**Instructions to follow**:
Please set down all the lines beneath this one exactly, without the pictures.

**Collected material**:
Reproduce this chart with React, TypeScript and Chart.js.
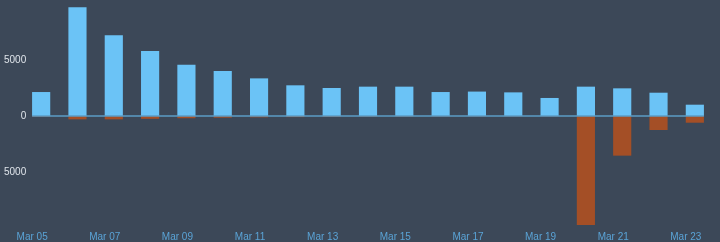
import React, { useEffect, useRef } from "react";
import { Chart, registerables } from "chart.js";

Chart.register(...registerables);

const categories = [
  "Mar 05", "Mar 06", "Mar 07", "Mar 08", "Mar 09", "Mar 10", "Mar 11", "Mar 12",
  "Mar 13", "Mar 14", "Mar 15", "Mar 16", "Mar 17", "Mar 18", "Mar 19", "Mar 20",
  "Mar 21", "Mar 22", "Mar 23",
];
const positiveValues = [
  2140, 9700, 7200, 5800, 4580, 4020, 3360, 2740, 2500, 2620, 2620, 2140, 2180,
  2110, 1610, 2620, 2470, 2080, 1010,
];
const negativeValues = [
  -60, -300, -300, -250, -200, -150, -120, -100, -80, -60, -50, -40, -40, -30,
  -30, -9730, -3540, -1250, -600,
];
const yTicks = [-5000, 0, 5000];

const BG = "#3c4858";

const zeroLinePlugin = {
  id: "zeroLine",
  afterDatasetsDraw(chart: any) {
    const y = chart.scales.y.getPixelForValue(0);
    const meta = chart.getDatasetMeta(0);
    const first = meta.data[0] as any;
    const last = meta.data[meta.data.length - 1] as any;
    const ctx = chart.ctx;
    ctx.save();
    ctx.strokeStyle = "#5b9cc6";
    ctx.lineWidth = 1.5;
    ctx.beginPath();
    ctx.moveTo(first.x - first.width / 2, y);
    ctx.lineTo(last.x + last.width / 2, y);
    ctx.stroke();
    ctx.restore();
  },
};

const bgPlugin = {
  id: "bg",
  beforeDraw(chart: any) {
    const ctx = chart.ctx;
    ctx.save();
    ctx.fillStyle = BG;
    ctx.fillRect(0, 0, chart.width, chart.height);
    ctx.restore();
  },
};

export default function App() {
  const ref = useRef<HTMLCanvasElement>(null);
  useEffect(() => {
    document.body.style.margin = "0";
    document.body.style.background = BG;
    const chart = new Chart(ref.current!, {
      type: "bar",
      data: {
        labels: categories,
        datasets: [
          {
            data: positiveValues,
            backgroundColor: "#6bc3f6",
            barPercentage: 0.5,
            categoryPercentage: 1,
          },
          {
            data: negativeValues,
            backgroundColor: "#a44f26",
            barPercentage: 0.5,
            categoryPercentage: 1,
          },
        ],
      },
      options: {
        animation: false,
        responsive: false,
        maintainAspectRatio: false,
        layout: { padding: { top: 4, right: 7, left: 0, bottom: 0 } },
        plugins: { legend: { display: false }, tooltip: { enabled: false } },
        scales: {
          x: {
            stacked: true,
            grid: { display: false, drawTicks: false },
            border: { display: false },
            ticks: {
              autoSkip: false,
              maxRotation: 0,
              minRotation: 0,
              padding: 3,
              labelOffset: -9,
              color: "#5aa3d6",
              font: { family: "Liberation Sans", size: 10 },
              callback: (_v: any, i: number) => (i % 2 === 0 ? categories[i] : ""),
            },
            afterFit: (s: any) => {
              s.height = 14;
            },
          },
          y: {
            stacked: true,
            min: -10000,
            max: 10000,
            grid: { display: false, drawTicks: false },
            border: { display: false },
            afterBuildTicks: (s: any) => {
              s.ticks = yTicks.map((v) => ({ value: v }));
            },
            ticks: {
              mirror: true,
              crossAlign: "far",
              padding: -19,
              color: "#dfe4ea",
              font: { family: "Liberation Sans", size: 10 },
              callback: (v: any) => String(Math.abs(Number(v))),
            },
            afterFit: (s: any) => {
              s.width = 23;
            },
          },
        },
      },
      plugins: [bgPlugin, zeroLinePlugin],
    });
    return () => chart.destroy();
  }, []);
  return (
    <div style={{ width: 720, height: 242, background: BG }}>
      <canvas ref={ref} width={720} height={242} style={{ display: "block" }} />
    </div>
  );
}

**Final answer**:
Reproduce this chart with React, TypeScript and Chart.js.
import React, { useEffect, useRef } from "react";
import { Chart, registerables } from "chart.js";

Chart.register(...registerables);

const categories = [
  "Mar 05", "Mar 06", "Mar 07", "Mar 08", "Mar 09", "Mar 10", "Mar 11", "Mar 12",
  "Mar 13", "Mar 14", "Mar 15", "Mar 16", "Mar 17", "Mar 18", "Mar 19", "Mar 20",
  "Mar 21", "Mar 22", "Mar 23",
];
const positiveValues = [
  2140, 9700, 7200, 5800, 4580, 4020, 3360, 2740, 2500, 2620, 2620, 2140, 2180,
  2110, 1610, 2620, 2470, 2080, 1010,
];
const negativeValues = [
  -60, -300, -300, -250, -200, -150, -120, -100, -80, -60, -50, -40, -40, -30,
  -30, -9730, -3540, -1250, -600,
];
const yTicks = [-5000, 0, 5000];

const BG = "#3c4858";

const zeroLinePlugin = {
  id: "zeroLine",
  afterDatasetsDraw(chart: any) {
    const y = chart.scales.y.getPixelForValue(0);
    const meta = chart.getDatasetMeta(0);
    const first = meta.data[0] as any;
    const last = meta.data[meta.data.length - 1] as any;
    const ctx = chart.ctx;
    ctx.save();
    ctx.strokeStyle = "#5b9cc6";
    ctx.lineWidth = 1.5;
    ctx.beginPath();
    ctx.moveTo(first.x - first.width / 2, y);
    ctx.lineTo(last.x + last.width / 2, y);
    ctx.stroke();
    ctx.restore();
  },
};

const bgPlugin = {
  id: "bg",
  beforeDraw(chart: any) {
    const ctx = chart.ctx;
    ctx.save();
    ctx.fillStyle = BG;
    ctx.fillRect(0, 0, chart.width, chart.height);
    ctx.restore();
  },
};

export default function App() {
  const ref = useRef<HTMLCanvasElement>(null);
  useEffect(() => {
    document.body.style.margin = "0";
    document.body.style.background = BG;
    const chart = new Chart(ref.current!, {
      type: "bar",
      data: {
        labels: categories,
        datasets: [
          {
            data: positiveValues,
            backgroundColor: "#6bc3f6",
            barPercentage: 0.5,
            categoryPercentage: 1,
          },
          {
            data: negativeValues,
            backgroundColor: "#a44f26",
            barPercentage: 0.5,
            categoryPercentage: 1,
          },
        ],
      },
      options: {
        animation: false,
        responsive: false,
        maintainAspectRatio: false,
        layout: { padding: { top: 4, right: 7, left: 0, bottom: 0 } },
        plugins: { legend: { display: false }, tooltip: { enabled: false } },
        scales: {
          x: {
            stacked: true,
            grid: { display: false, drawTicks: false },
            border: { display: false },
            ticks: {
              autoSkip: false,
              maxRotation: 0,
              minRotation: 0,
              padding: 3,
              labelOffset: -9,
              color: "#5aa3d6",
              font: { family: "Liberation Sans", size: 10 },
              callback: (_v: any, i: number) => (i % 2 === 0 ? categories[i] : ""),
            },
            afterFit: (s: any) => {
              s.height = 14;
            },
          },
          y: {
            stacked: true,
            min: -10000,
            max: 10000,
            grid: { display: false, drawTicks: false },
            border: { display: false },
            afterBuildTicks: (s: any) => {
              s.ticks = yTicks.map((v) => ({ value: v }));
            },
            ticks: {
              mirror: true,
              crossAlign: "far",
              padding: -19,
              color: "#dfe4ea",
              font: { family: "Liberation Sans", size: 10 },
              callback: (v: any) => String(Math.abs(Number(v))),
            },
            afterFit: (s: any) => {
              s.width = 23;
            },
          },
        },
      },
      plugins: [bgPlugin, zeroLinePlugin],
    });
    return () => chart.destroy();
  }, []);
  return (
    <div style={{ width: 720, height: 242, background: BG }}>
      <canvas ref={ref} width={720} height={242} style={{ display: "block" }} />
    </div>
  );
}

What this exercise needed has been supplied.